NASA is reaching out

NASA’s planning a piece of science equipment it calls the Lunar Crater Radio Telescope or LCRT. That’s exactly what it sounds like — a radio telescope build into a crater, only this one will live on the far side of the Moon. You know, the bit we never get to see from Earth?

So, first of all, it’ll face out into the universe and, secondly, it won’t have to contend with the planet’s atmosphere. Current radio ‘scopes battle with wavelengths longer than ten meters because of the planet’s ionosphere, explains the JPL’s Saptarshi Bandyopadhyay. He added, “[P]revious ideas of building a radio antenna on the Moon have been very resource intensive and complicated, so we were compelled to come up with something different.”

Get on my wavelength

In order to create this radio telescope, NASA’s going to wind up replicating the humble spider, more or less. The idea is that, instead of the reflective panels used in radio telescopes on Earth, the LCRT would be made from wire mesh. It would also be gigantic, about a kilometre across and built inside a crater about three kilometres wide.

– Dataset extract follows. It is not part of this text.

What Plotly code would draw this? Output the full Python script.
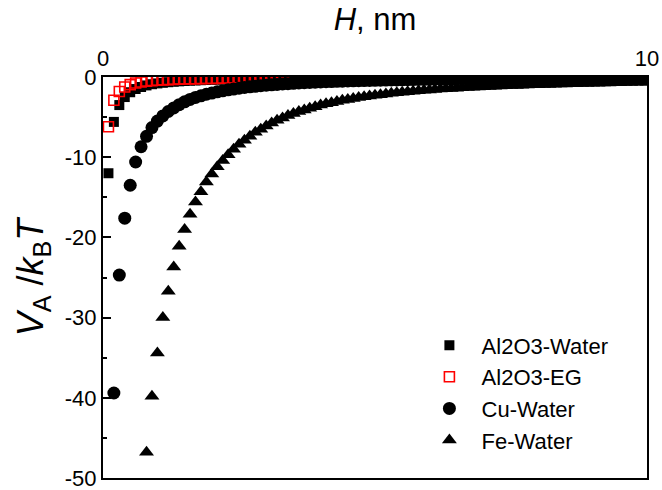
import plotly.graph_objects as go

H = [0.1, 0.2, 0.3, 0.4, 0.5, 0.6, 0.7, 0.8, 0.9, 1.0,
     1.1, 1.2, 1.3, 1.4, 1.5, 1.6, 1.7, 1.8, 1.9, 2.0,
     2.1, 2.2, 2.3, 2.4, 2.5, 2.6, 2.7, 2.8, 2.9, 3.0,
     3.1, 3.2, 3.3, 3.4, 3.5, 3.6, 3.7, 3.8, 3.9, 4.0,
     4.1, 4.2, 4.3, 4.4, 4.5, 4.6, 4.7, 4.8, 4.9, 5.0,
     5.1, 5.2, 5.3, 5.4, 5.5, 5.6, 5.7, 5.8, 5.9, 6.0,
     6.1, 6.2, 6.3, 6.4, 6.5, 6.6, 6.7, 6.8, 6.9, 7.0,
     7.1, 7.2, 7.3, 7.4, 7.5, 7.6, 7.7, 7.8, 7.9, 8.0,
     8.1, 8.2, 8.3, 8.4, 8.5, 8.6, 8.7, 8.8, 8.9, 9.0,
     9.1, 9.2, 9.3, 9.4, 9.5, 9.6, 9.7, 9.8, 9.9, 10.0]

al2o3_water = [-12.0, -5.6, -3.5, -2.5, -1.9, -1.5, -1.25, -1.05, -0.9, -0.8,
               -0.72, -0.65, -0.59, -0.54, -0.5, -0.46, -0.43, -0.4, -0.37, -0.35,
               -0.33, -0.31, -0.29, -0.28, -0.26, -0.25, -0.24, -0.23, -0.22, -0.21,
               -0.2, -0.19, -0.18, -0.18, -0.17, -0.16, -0.16, -0.15, -0.15, -0.14,
               -0.14, -0.13, -0.13, -0.12, -0.12, -0.12, -0.11, -0.11, -0.11, -0.1,
               -0.1, -0.1, -0.09, -0.09, -0.09, -0.09, -0.08, -0.08, -0.08, -0.08,
               -0.08, -0.07, -0.07, -0.07, -0.07, -0.07, -0.07, -0.06, -0.06, -0.06,
               -0.06, -0.06, -0.06, -0.06, -0.06, -0.06, -0.05, -0.05, -0.05, -0.05,
               -0.05, -0.05, -0.05, -0.05, -0.05, -0.05, -0.05, -0.05, -0.05, -0.05,
               -0.04, -0.04, -0.04, -0.04, -0.04, -0.04, -0.04, -0.04, -0.04, -0.04]

al2o3_eg = [-6.2, -2.9, -1.8, -1.25, -0.95, -0.75, -0.62, -0.52, -0.45, -0.4,
            -0.36, -0.33, -0.3, -0.27, -0.25, -0.23, -0.22, -0.2, -0.19, -0.18,
            -0.17, -0.16, -0.15, -0.14, -0.14, -0.13, -0.12, -0.12, -0.11, -0.11,
            -0.1, -0.1, -0.1, -0.09, -0.09, -0.09, -0.08, -0.08, -0.08, -0.07,
            -0.07, -0.07, -0.07, -0.07, -0.07, -0.06, -0.06, -0.06, -0.06, -0.06,
            -0.06, -0.06, -0.06, -0.05, -0.05, -0.05, -0.05, -0.05, -0.05, -0.05,
            -0.05, -0.05, -0.05, -0.05, -0.04, -0.04, -0.04, -0.04, -0.04, -0.04,
            -0.04, -0.04, -0.04, -0.04, -0.04, -0.04, -0.04, -0.04, -0.04, -0.04,
            -0.03, -0.03, -0.03, -0.03, -0.03, -0.03, -0.03, -0.03, -0.03, -0.03,
            -0.03, -0.03, -0.03, -0.03, -0.03, -0.03, -0.03, -0.03, -0.03, -0.03]

cu_water = [None, -39.4, -24.7, -17.6, -13.5, -10.6, -8.7, -7.4, -6.3, -5.5,
            -4.85, -4.3, -3.85, -3.45, -3.1, -2.8, -2.55, -2.35, -2.15, -2.0,
            -1.85, -1.72, -1.6, -1.5, -1.4, -1.31, -1.23, -1.16, -1.09, -1.03,
            -0.97, -0.92, -0.87, -0.83, -0.79, -0.75, -0.71, -0.68, -0.65, -0.62,
            -0.59, -0.57, -0.54, -0.52, -0.5, -0.48, -0.46, -0.44, -0.43, -0.41,
            -0.4, -0.38, -0.37, -0.36, -0.35, -0.33, -0.32, -0.31, -0.3, -0.29,
            -0.28, -0.28, -0.27, -0.26, -0.25, -0.25, -0.24, -0.23, -0.23, -0.22,
            -0.22, -0.21, -0.21, -0.2, -0.2, -0.19, -0.19, -0.18, -0.18, -0.18,
            -0.17, -0.17, -0.17, -0.16, -0.16, -0.16, -0.15, -0.15, -0.15, -0.14,
            -0.14, -0.14, -0.14, -0.13, -0.13, -0.13, -0.13, -0.12, -0.12, -0.12]

fe_water = [None, None, None, None, None, None, None, -46.8, -39.8, -34.4,
            -30.0, -26.7, -23.7, -21.1, -19.0, -17.1, -15.6, -14.3, -13.1, -12.1,
            -11.2, -10.4, -9.7, -9.0, -8.4, -7.9, -7.4, -6.9, -6.5, -6.1,
            -5.75, -5.4, -5.1, -4.8, -4.55, -4.3, -4.1, -3.9, -3.7, -3.5,
            -3.35, -3.2, -3.05, -2.9, -2.8, -2.68, -2.57, -2.47, -2.37, -2.28,
            -2.2, -2.12, -2.04, -1.97, -1.9, -1.84, -1.78, -1.72, -1.66, -1.61,
            -1.56, -1.51, -1.47, -1.43, -1.39, -1.35, -1.31, -1.28, -1.24, -1.21,
            -1.18, -1.15, -1.12, -1.1, -1.07, -1.05, -1.02, -1.0, -0.98, -0.96,
            -0.94, -0.92, -0.9, -0.88, -0.86, -0.84, -0.83, -0.81, -0.8, -0.78,
            -0.77, -0.75, -0.74, -0.72, -0.71, -0.7, -0.69, -0.67, -0.66, -0.65]

series_names = ["Al2O3-Water", "Al2O3-EG", "Cu-Water", "Fe-Water"]
x_ticks = [0, 10]
x_tick_labels = ["0", "10"]
y_ticks = [0, -10, -20, -30, -40, -50]
y_tick_labels = ["0", "-10", "-20", "-30", "-40", "-50"]

FONT = "Arial, Liberation Sans, sans-serif"
pad = "\u00a0\u00a0"

fig = go.Figure()
fig.add_trace(go.Scatter(x=H, y=al2o3_water, mode="markers", name=pad + series_names[0],
                         marker=dict(symbol="square", size=10, color="black", line=dict(width=0))))
fig.add_trace(go.Scatter(x=H, y=al2o3_eg, mode="markers", name=pad + series_names[1],
                         marker=dict(symbol="square-open", size=10, color="#ff0000", line=dict(width=1.6, color="#ff0000"))))
fig.add_trace(go.Scatter(x=H, y=cu_water, mode="markers", name=pad + series_names[2],
                         marker=dict(symbol="circle", size=13, color="black", line=dict(width=0))))
fig.add_trace(go.Scatter(x=H, y=fe_water, mode="markers", name=pad + series_names[3],
                         marker=dict(symbol="triangle-up", size=13, color="black", line=dict(width=0))))

fig.update_layout(
    width=662, height=490,
    margin=dict(l=103, r=15, t=77, b=12),
    paper_bgcolor="white", plot_bgcolor="white",
    font=dict(family=FONT, size=22, color="black"),
    showlegend=True,
    legend=dict(x=0.6, y=0.383, xanchor="left", yanchor="top",
                bgcolor="rgba(0,0,0,0)", borderwidth=0,
                font=dict(family=FONT, size=22, color="black")),
    xaxis=dict(
        side="top", range=[0, 10], tickvals=x_ticks, ticktext=x_tick_labels,
        ticks="inside", ticklen=8, tickwidth=2, tickcolor="black",
        showline=True, linewidth=2, linecolor="black", mirror=True,
        showgrid=False, zeroline=False, automargin=False,
        ticklabeloverflow="allow",
        tickfont=dict(size=22),
        title=dict(text="<i>H</i>, nm", font=dict(size=31), standoff=6),
    ),
    yaxis=dict(
        range=[-50, 0], tickvals=y_ticks, ticktext=y_tick_labels,
        ticks="inside", ticklen=8, tickwidth=2, tickcolor="black",
        minor=dict(ticks="inside", ticklen=4, tickwidth=2, tickcolor="black",
                   tickvals=[-5, -15, -25, -35, -45]),
        showline=True, linewidth=2, linecolor="black", mirror=True,
        showgrid=False, zeroline=False, automargin=False,
        ticklabeloverflow="allow",
        tickfont=dict(size=22),
        title=dict(text="<i>V</i><sub>A</sub> /<i>k</i><sub>B</sub><i>T</i>", font=dict(size=36), standoff=10),
    ),
)

# remove the page's default margins so the 662x490 figure fills the window exactly
page_fix = ("document.documentElement.style.margin='0';document.body.style.margin='0';"
            "document.documentElement.style.overflow='hidden';document.body.style.overflow='hidden';")

fig.write_html("out.html", config={"displayModeBar": False}, post_script=page_fix)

In other to construct it, NASA will need the building material — chosen because it’s a little easier to transport than actual panels — and a robot capable of putting it together. That’ll be the job of DuAxel, a rugged robot made by the space agency that can separate while remaining connected. One side would act as an anchor, while the other wanders into the crater to construct the telescope.

But there are challenges ahead first. The materials needed for construction need to be researched further, and tested for use in varying lunar conditions. DuAxel’s role also needs to be fleshed out, possibly expanded upon and might call for “…[f]iring harpoons into the lunar surface” at some point. Which is just an awesome sentence to type. Investigation will continue over the next two years. If the idea’s viable, well… mankind might just Spider-Man a radio telescope on the Moon some day.